I stood up to some disrespectful feedback from a therapist and challenged her about it on the phone after a session years ago. I had bounced a check and apologized but felt she overly-shamed by her and reacted by asking that she hear me out about my take. I had shared with her what an economic challenge it was paying for therapy when my work opportunities were limited then. When I got home the therapist had left a very hostile message on my phone machine denying my interpretation of her attitude. Her defensive denial and anger at me frustrated and threatened me.
I remember feeling so sad and frustrated with her and realizing that if she had been more resilient in terms of her own ego-defensiveness in my reaction to her, after 4-5 years of me discussing my over-sensitivity to my mother and especially female authority figures which she was one, it would have been an opportunity for us to have and practice some healthy conflict resolution. I decided to separate from her since it felt like she could talk the talk of conflict resolution but couldn't begin to walk the walk herself.

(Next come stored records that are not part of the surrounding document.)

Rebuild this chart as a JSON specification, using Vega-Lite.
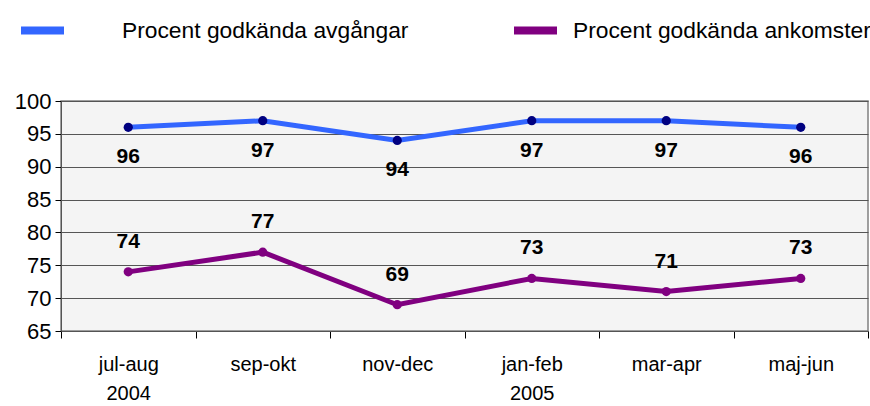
{
  "$schema": "https://vega.github.io/schema/vega-lite/v6.json",
  "width": 807,
  "height": 230,
  "autosize": "none",
  "padding": {"left": 61, "top": 101, "right": 2, "bottom": 75},
  "background": "white",
  "config": {
    "view": {"fill": "#f4f4f4", "stroke": "#808080", "strokeWidth": 1.5},
    "font": "Liberation Sans"
  },
  "data": {
    "values": [
      {"period": "jul-aug 2004", "series": "Procent godkända avgångar", "value": 96},
      {"period": "sep-okt", "series": "Procent godkända avgångar", "value": 97},
      {"period": "nov-dec", "series": "Procent godkända avgångar", "value": 94},
      {"period": "jan-feb 2005", "series": "Procent godkända avgångar", "value": 97},
      {"period": "mar-apr", "series": "Procent godkända avgångar", "value": 97},
      {"period": "maj-jun", "series": "Procent godkända avgångar", "value": 96},
      {"period": "jul-aug 2004", "series": "Procent godkända ankomster", "value": 74},
      {"period": "sep-okt", "series": "Procent godkända ankomster", "value": 77},
      {"period": "nov-dec", "series": "Procent godkända ankomster", "value": 69},
      {"period": "jan-feb 2005", "series": "Procent godkända ankomster", "value": 73},
      {"period": "mar-apr", "series": "Procent godkända ankomster", "value": 71},
      {"period": "maj-jun", "series": "Procent godkända ankomster", "value": 73}
    ]
  },
  "encoding": {
    "x": {
      "field": "period",
      "type": "nominal",
      "sort": null,
      "scale": {"type": "band", "paddingInner": 0, "paddingOuter": 0},
      "axis": {
        "title": null,
        "labelAngle": 0,
        "labelExpr": "split(datum.label, ' ')",
        "labelFontSize": 20,
        "labelLineHeight": 29,
        "labelColor": "#000",
        "labelPadding": 16,
        "tickBand": "extent",
        "tickSize": 7,
        "tickColor": "#000",
        "domainColor": "#555",
        "grid": false
      }
    },
    "y": {
      "field": "value",
      "type": "quantitative",
      "scale": {"domain": [65, 100], "nice": false, "zero": false},
      "axis": {
        "title": null,
        "values": [65, 70, 75, 80, 85, 90, 95, 100],
        "labelFontSize": 22,
        "labelColor": "#000",
        "labelPadding": 4,
        "tickSize": 6,
        "tickColor": "#000",
        "domainColor": "#555",
        "grid": true,
        "gridColor": "#555",
        "gridWidth": 1
      }
    }
  },
  "layer": [
    {
      "transform": [{"filter": "datum.series === 'Procent godkända avgångar'"}],
      "mark": {"type": "line", "strokeWidth": 5},
      "encoding": {
        "color": {
          "field": "series",
          "type": "nominal",
          "scale": {"domain": ["Procent godkända avgångar"], "range": ["#3366ff"]},
          "legend": {
            "title": null,
            "orient": "none",
            "legendX": -44,
            "legendY": -96,
            "symbolType": "stroke",
            "symbolSize": 1849,
            "symbolStrokeWidth": 8,
            "labelFontSize": 22.8,
            "labelLimit": 0,
            "labelColor": "#000",
            "labelOffset": 54,
            "padding": 0
          }
        }
      }
    },
    {
      "transform": [{"filter": "datum.series === 'Procent godkända ankomster'"}],
      "mark": {"type": "line", "strokeWidth": 5},
      "encoding": {
        "color": {
          "field": "series",
          "type": "nominal",
          "scale": {"domain": ["Procent godkända ankomster"], "range": ["#800080"]},
          "legend": {
            "title": null,
            "orient": "none",
            "legendX": 449,
            "legendY": -96,
            "symbolType": "stroke",
            "symbolSize": 1849,
            "symbolStrokeWidth": 8,
            "labelFontSize": 22.8,
            "labelLimit": 0,
            "labelColor": "#000",
            "labelOffset": 12,
            "padding": 0
          }
        }
      }
    },
    {
      "transform": [{"filter": "datum.series === 'Procent godkända avgångar'"}],
      "mark": {"type": "point", "filled": true, "size": 85, "color": "#000080", "opacity": 1},
      "encoding": {}
    },
    {
      "transform": [{"filter": "datum.series === 'Procent godkända ankomster'"}],
      "mark": {"type": "point", "filled": true, "size": 85, "color": "#800080", "opacity": 1},
      "encoding": {}
    },
    {
      "transform": [{"filter": "datum.series === 'Procent godkända avgångar'"}],
      "mark": {"type": "text", "dy": 30, "fontSize": 21, "fontWeight": "bold", "color": "#000"},
      "encoding": {"text": {"field": "value", "type": "quantitative"}}
    },
    {
      "transform": [{"filter": "datum.series === 'Procent godkända ankomster'"}],
      "mark": {"type": "text", "dy": -30, "fontSize": 21, "fontWeight": "bold", "color": "#000"},
      "encoding": {"text": {"field": "value", "type": "quantitative"}}
    }
  ],
  "resolve": {"scale": {"color": "independent"}, "legend": {"color": "independent"}}
}
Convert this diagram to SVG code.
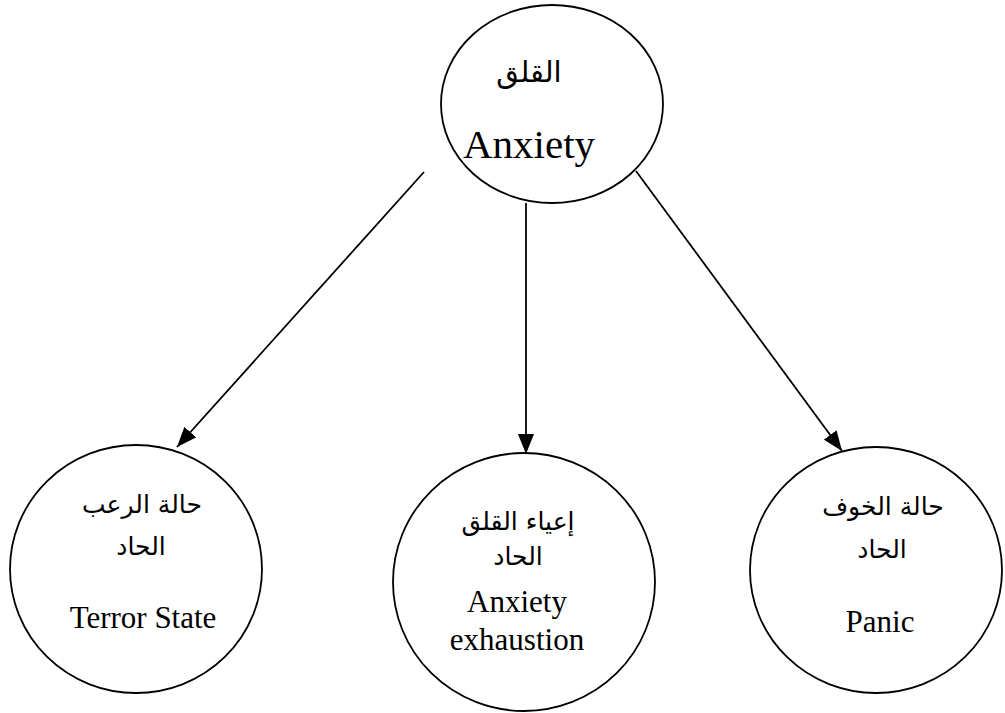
<svg xmlns="http://www.w3.org/2000/svg" width="1005" height="713" viewBox="0 0 1005 713">
<style>
.node{fill:#fff;stroke:#000;stroke-width:1.8}
.en{font-family:"Liberation Serif","Times New Roman",serif;fill:#000;text-anchor:middle}
.ar{font-family:"DejaVu Sans","Noto Sans",sans-serif;fill:#000;text-anchor:middle}
.edge{stroke:#000;stroke-width:1.8;fill:none}
</style>
<defs>
<marker id="ah" viewBox="0 0 20 16" refX="20" refY="8" markerWidth="20" markerHeight="16" markerUnits="userSpaceOnUse" orient="auto">
<path d="M0,0 L20,8 L0,16 z" fill="#000"/>
</marker>
</defs>
<rect width="1005" height="713" fill="#fff"/>
<g id="connectors">
<line class="edge" x1="424" y1="172" x2="177" y2="447" marker-end="url(#ah)"/>
<line class="edge" x1="526" y1="203" x2="526" y2="454" marker-end="url(#ah)"/>
<line class="edge" x1="636" y1="171" x2="842" y2="451" marker-end="url(#ah)"/>
</g>
<g id="anxiety">
<ellipse class="node" cx="552" cy="104" rx="111" ry="99"/>
<text class="ar" x="529" y="82" font-size="29">القلق</text>
<text class="en" x="529" y="158" font-size="41">Anxiety</text>
</g>
<g id="terror">
<ellipse class="node" cx="136" cy="569" rx="126" ry="124"/>
<text class="ar" x="142" y="513" font-size="25">حالة الرعب</text>
<text class="ar" x="141" y="555" font-size="25">الحاد</text>
<text class="en" x="143" y="628" font-size="31">Terror State</text>
</g>
<g id="exhaustion">
<ellipse class="node" cx="524" cy="582" rx="131" ry="129"/>
<text class="ar" x="518" y="530" font-size="25">إعياء القلق</text>
<text class="ar" x="518" y="565" font-size="25">الحاد</text>
<text class="en" x="517" y="612" font-size="31">Anxiety</text>
<text class="en" x="517" y="650" font-size="31">exhaustion</text>
</g>
<g id="panic">
<ellipse class="node" cx="876" cy="570" rx="126" ry="123"/>
<text class="ar" x="883" y="515" font-size="25">حالة الخوف</text>
<text class="ar" x="882" y="558" font-size="25">الحاد</text>
<text class="en" x="880" y="632" font-size="31">Panic</text>
</g>
</svg>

I wanted her to be more mature about the sudden conflict since she was the "expert" whom I needed help for just this kind of thing from.
I don't know where she is today. But if I could I would write her and tell her about what I have learned about growing up with a borderline mother and what was going on then.
I did write to one of my early therapists whom I am grateful for and shared with her via letter. She did an amends to me and said she wished she had been more knowledgeable back then. I appreciated that. Her sensitivity and capacity to really listen and heed my situation helped me a great deal during that time though she had not applied the BPD diagnosis to my mother.